──────── Supplied information
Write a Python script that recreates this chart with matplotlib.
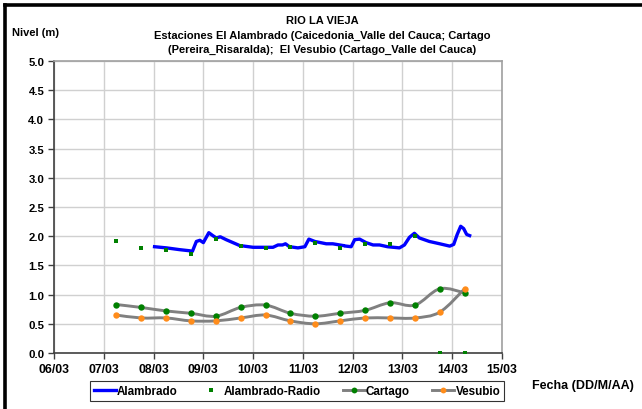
────────────────
──────── Supplied information
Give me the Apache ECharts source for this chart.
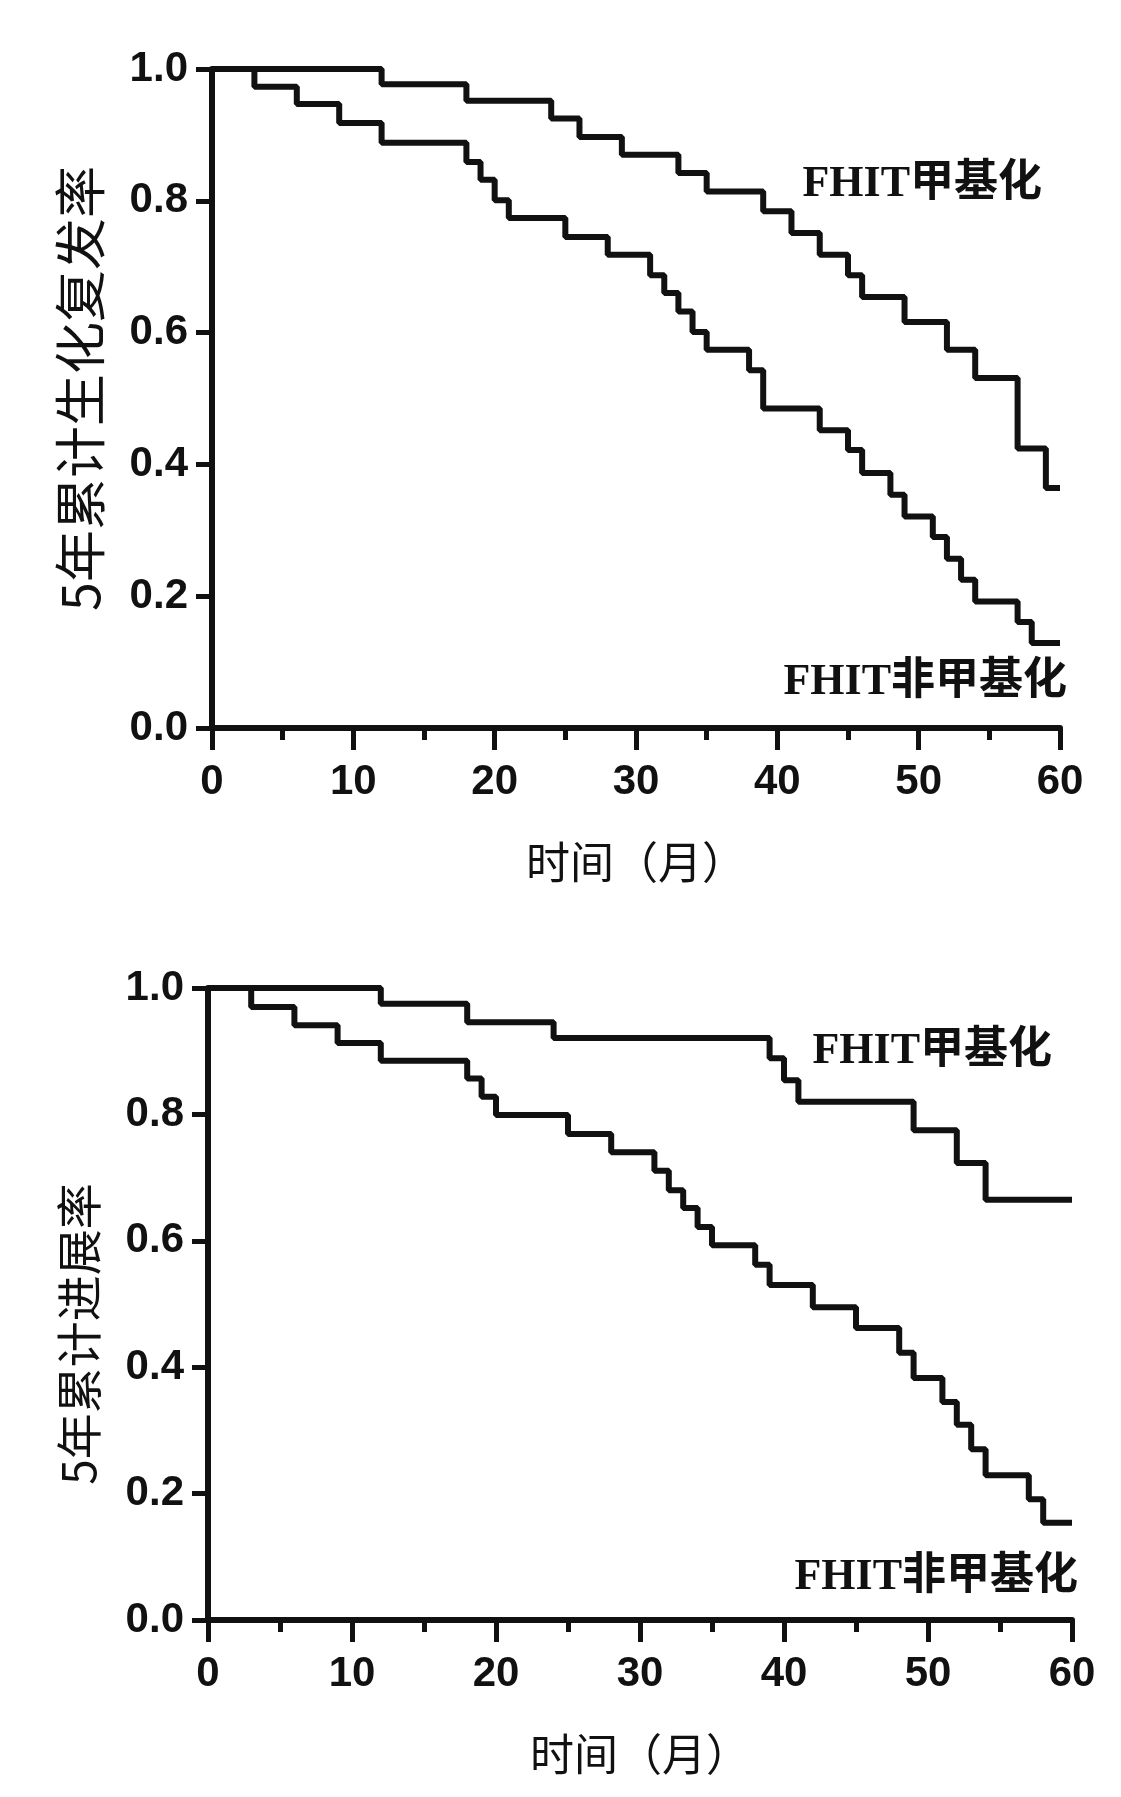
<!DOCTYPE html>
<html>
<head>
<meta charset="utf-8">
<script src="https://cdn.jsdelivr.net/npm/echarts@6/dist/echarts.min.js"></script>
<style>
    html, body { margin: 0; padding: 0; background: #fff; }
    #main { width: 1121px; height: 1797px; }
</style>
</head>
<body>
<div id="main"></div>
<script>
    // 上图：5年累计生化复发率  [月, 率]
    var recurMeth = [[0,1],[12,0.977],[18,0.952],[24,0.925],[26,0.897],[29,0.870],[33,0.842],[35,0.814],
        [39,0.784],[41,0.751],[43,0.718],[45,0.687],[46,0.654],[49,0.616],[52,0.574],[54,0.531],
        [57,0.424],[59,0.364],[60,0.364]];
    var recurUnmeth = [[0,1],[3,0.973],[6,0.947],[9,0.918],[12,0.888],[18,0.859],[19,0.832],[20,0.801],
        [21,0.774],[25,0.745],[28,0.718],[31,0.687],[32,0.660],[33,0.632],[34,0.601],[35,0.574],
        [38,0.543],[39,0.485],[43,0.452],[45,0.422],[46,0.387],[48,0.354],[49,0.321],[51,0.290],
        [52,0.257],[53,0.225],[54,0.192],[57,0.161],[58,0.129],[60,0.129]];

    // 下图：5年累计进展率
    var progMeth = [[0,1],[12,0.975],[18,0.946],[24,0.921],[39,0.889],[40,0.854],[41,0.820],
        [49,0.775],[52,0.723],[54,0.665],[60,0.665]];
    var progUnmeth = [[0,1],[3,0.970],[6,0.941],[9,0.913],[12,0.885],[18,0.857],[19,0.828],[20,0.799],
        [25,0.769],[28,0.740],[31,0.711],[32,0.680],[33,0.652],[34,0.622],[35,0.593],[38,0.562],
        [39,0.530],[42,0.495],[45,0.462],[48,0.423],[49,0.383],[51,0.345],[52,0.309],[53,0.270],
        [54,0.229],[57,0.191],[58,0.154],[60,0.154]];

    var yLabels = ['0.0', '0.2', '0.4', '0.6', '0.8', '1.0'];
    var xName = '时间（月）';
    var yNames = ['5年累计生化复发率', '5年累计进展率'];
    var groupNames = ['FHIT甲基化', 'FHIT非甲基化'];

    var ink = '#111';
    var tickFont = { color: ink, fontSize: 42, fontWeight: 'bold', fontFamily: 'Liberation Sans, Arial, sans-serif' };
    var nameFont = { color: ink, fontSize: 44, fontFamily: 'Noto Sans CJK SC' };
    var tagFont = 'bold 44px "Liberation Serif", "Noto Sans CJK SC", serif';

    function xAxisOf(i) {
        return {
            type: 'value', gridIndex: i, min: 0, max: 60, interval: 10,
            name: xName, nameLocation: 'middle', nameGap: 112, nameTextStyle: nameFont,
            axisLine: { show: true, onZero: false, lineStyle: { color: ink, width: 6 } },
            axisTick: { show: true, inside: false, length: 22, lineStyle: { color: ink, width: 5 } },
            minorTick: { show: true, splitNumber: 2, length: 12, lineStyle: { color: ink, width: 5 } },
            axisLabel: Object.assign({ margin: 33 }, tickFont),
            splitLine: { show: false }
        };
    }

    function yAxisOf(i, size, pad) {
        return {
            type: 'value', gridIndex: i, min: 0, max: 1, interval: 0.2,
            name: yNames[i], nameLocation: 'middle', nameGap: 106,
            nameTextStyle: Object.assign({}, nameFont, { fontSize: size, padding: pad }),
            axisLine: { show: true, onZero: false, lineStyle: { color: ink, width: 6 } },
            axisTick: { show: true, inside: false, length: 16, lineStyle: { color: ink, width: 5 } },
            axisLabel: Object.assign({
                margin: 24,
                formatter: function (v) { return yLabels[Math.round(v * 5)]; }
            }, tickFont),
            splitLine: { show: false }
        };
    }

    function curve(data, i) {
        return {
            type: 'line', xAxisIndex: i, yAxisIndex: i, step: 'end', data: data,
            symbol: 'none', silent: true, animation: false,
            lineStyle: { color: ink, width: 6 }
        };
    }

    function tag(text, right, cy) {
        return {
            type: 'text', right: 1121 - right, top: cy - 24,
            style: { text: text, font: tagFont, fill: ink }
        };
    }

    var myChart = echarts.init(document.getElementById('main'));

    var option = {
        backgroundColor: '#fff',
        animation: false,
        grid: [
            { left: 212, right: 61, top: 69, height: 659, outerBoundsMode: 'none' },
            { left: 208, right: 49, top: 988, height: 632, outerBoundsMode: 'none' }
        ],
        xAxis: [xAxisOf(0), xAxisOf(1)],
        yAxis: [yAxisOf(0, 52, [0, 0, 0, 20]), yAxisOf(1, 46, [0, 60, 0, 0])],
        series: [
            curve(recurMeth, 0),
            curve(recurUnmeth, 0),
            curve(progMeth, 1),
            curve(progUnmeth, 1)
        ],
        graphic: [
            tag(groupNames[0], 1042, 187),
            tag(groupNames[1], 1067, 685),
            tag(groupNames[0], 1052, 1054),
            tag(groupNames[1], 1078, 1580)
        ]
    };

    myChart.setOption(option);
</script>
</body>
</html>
────────────────
──────── Supplied information
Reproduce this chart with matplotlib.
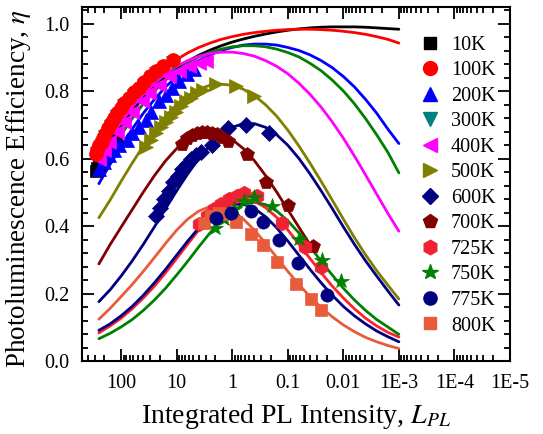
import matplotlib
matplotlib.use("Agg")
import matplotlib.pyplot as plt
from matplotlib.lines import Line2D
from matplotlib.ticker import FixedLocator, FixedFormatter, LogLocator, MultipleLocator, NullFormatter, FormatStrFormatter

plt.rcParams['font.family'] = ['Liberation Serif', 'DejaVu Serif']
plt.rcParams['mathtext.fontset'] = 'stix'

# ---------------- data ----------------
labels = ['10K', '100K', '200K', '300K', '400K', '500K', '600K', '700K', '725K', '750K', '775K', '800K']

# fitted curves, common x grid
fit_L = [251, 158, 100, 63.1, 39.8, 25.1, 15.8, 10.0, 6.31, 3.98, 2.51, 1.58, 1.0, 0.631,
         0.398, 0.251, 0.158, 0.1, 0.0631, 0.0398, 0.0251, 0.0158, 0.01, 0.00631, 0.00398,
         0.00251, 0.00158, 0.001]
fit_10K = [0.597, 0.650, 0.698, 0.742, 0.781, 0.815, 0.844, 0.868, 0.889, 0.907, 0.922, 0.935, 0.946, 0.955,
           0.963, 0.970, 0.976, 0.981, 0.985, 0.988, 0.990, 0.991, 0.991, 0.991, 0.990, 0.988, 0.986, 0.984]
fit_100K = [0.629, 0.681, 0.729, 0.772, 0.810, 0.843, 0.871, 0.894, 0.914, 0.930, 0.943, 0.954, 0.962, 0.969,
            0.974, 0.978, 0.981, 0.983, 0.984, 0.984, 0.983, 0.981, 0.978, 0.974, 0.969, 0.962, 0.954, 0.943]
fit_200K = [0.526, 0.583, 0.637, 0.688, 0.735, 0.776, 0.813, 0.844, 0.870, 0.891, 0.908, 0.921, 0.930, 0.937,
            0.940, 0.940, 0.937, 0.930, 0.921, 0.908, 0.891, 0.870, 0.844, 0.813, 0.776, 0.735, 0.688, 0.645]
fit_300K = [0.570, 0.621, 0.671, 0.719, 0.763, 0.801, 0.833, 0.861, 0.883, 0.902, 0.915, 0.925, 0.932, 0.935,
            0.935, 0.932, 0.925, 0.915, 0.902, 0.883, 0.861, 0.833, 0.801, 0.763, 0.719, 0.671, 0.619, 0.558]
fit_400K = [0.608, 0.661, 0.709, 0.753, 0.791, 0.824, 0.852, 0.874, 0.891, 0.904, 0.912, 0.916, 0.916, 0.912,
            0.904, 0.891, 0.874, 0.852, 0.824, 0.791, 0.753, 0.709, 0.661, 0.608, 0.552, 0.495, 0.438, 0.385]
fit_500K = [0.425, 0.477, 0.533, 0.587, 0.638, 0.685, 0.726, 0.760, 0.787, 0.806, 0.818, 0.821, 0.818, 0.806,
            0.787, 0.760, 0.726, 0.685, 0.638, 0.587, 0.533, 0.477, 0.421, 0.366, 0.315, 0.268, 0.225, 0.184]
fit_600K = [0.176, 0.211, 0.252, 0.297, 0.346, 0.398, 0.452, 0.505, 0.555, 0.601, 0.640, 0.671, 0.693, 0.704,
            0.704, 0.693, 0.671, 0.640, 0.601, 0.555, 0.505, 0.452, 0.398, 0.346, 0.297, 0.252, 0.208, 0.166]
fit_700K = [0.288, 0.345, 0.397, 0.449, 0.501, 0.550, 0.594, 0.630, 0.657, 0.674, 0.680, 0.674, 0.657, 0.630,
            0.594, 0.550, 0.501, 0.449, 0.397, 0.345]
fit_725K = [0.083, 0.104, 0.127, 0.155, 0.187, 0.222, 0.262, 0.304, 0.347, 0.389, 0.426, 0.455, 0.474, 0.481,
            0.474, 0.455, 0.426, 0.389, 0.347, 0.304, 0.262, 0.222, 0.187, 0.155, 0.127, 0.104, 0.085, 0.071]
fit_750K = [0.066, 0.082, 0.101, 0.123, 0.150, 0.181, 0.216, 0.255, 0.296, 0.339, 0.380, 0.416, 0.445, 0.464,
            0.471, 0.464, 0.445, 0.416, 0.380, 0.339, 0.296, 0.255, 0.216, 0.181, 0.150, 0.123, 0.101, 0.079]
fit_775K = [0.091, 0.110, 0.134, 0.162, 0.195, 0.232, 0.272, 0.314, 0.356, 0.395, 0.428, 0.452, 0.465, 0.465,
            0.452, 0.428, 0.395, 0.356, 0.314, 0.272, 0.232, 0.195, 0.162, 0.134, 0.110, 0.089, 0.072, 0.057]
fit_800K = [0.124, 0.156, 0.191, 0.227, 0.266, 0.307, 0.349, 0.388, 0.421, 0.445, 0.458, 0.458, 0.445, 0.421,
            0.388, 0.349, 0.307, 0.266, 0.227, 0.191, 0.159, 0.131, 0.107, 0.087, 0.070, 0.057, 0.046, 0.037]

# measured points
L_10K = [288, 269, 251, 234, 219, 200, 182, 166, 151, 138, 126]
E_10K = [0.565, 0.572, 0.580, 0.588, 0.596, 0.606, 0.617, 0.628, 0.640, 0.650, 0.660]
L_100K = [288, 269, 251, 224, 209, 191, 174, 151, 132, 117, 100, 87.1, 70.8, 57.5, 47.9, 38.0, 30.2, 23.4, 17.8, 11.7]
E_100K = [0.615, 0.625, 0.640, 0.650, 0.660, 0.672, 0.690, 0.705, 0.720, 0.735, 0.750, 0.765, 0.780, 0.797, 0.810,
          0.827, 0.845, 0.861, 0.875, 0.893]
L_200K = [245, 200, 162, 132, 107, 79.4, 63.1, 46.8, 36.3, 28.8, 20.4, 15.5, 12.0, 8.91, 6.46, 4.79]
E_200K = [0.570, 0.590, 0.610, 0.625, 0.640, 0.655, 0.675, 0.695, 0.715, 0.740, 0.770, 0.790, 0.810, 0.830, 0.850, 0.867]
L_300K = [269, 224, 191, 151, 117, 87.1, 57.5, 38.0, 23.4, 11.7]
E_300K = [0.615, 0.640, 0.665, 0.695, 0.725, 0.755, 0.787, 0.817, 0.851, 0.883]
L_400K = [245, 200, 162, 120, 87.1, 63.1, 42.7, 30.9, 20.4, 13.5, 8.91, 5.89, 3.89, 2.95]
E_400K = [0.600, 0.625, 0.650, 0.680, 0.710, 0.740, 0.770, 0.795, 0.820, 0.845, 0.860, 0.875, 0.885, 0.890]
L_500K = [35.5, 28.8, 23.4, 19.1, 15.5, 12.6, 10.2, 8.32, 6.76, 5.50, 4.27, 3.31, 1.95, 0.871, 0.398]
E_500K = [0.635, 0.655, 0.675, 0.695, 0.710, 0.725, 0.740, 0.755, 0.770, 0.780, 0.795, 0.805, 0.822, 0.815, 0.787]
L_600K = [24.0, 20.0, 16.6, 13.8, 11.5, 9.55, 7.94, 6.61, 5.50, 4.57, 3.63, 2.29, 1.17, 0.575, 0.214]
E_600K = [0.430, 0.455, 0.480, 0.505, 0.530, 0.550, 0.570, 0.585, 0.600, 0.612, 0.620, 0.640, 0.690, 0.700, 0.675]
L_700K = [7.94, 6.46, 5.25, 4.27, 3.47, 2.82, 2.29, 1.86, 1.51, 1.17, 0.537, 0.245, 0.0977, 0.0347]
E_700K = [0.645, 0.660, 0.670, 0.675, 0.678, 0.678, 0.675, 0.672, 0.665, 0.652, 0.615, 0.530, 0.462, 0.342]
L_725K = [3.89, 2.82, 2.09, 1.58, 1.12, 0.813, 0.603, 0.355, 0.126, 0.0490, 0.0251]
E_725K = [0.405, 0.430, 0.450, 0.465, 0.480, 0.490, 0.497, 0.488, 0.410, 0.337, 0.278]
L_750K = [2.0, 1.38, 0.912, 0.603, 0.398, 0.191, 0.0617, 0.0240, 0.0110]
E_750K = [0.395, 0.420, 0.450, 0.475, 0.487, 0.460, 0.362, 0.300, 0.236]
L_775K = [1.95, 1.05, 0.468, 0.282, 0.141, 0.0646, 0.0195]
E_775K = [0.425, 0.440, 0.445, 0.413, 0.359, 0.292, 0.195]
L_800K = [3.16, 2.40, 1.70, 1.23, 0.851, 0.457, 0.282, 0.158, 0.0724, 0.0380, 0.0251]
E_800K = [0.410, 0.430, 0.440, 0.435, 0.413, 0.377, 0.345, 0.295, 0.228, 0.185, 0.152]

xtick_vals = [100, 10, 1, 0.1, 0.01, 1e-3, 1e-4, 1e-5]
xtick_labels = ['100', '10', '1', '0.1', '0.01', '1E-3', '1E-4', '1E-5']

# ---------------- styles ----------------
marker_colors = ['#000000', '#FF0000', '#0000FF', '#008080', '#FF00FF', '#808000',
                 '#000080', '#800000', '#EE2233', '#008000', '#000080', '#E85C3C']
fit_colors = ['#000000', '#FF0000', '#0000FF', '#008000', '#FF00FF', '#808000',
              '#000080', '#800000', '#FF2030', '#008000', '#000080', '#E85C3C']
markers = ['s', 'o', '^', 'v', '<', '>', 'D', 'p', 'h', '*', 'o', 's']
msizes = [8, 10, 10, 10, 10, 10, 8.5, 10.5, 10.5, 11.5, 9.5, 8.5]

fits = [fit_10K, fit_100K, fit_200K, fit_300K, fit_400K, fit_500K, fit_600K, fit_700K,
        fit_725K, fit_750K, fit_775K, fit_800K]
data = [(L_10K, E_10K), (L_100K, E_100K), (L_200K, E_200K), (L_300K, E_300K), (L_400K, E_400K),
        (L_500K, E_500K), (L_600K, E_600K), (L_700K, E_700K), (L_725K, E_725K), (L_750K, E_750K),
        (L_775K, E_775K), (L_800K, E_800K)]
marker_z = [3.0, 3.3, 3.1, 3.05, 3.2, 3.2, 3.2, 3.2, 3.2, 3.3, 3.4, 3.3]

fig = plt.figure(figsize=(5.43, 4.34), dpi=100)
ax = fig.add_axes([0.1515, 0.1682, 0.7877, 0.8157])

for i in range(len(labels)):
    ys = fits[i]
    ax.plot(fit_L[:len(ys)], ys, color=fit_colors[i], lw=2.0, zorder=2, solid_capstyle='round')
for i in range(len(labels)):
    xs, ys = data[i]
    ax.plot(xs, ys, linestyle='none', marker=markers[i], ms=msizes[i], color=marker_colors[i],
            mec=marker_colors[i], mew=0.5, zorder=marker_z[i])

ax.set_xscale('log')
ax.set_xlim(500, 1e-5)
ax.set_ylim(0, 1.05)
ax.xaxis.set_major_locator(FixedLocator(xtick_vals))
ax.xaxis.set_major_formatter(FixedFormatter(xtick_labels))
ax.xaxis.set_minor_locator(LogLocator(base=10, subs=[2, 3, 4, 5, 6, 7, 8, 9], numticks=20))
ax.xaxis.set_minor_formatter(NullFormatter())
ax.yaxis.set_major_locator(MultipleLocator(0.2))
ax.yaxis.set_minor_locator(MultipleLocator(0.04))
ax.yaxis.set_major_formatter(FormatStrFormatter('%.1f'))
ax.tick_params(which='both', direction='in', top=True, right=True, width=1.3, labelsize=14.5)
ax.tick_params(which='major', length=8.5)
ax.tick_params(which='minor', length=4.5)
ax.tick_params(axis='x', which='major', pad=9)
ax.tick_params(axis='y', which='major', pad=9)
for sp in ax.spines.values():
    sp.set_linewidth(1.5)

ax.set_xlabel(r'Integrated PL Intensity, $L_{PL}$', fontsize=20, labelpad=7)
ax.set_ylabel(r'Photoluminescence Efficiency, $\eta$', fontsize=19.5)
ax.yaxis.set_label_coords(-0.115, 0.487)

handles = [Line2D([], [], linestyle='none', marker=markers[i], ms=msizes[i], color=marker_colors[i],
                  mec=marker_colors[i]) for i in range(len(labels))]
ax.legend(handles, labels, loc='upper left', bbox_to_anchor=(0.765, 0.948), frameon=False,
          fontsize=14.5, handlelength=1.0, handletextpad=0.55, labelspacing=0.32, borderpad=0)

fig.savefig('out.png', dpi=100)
────────────────
Pull out each line of the listing that holds the string "matplotlib".

• [Written answer]
Write a Python script that recreates this chart with matplotlib.
Reproduce this chart with matplotlib.
import matplotlib
matplotlib.use("Agg")
import matplotlib.pyplot as plt
from matplotlib.lines import Line2D
from matplotlib.ticker import FixedLocator, FixedFormatter, LogLocator, MultipleLocator, NullFormatter, FormatStrFormatter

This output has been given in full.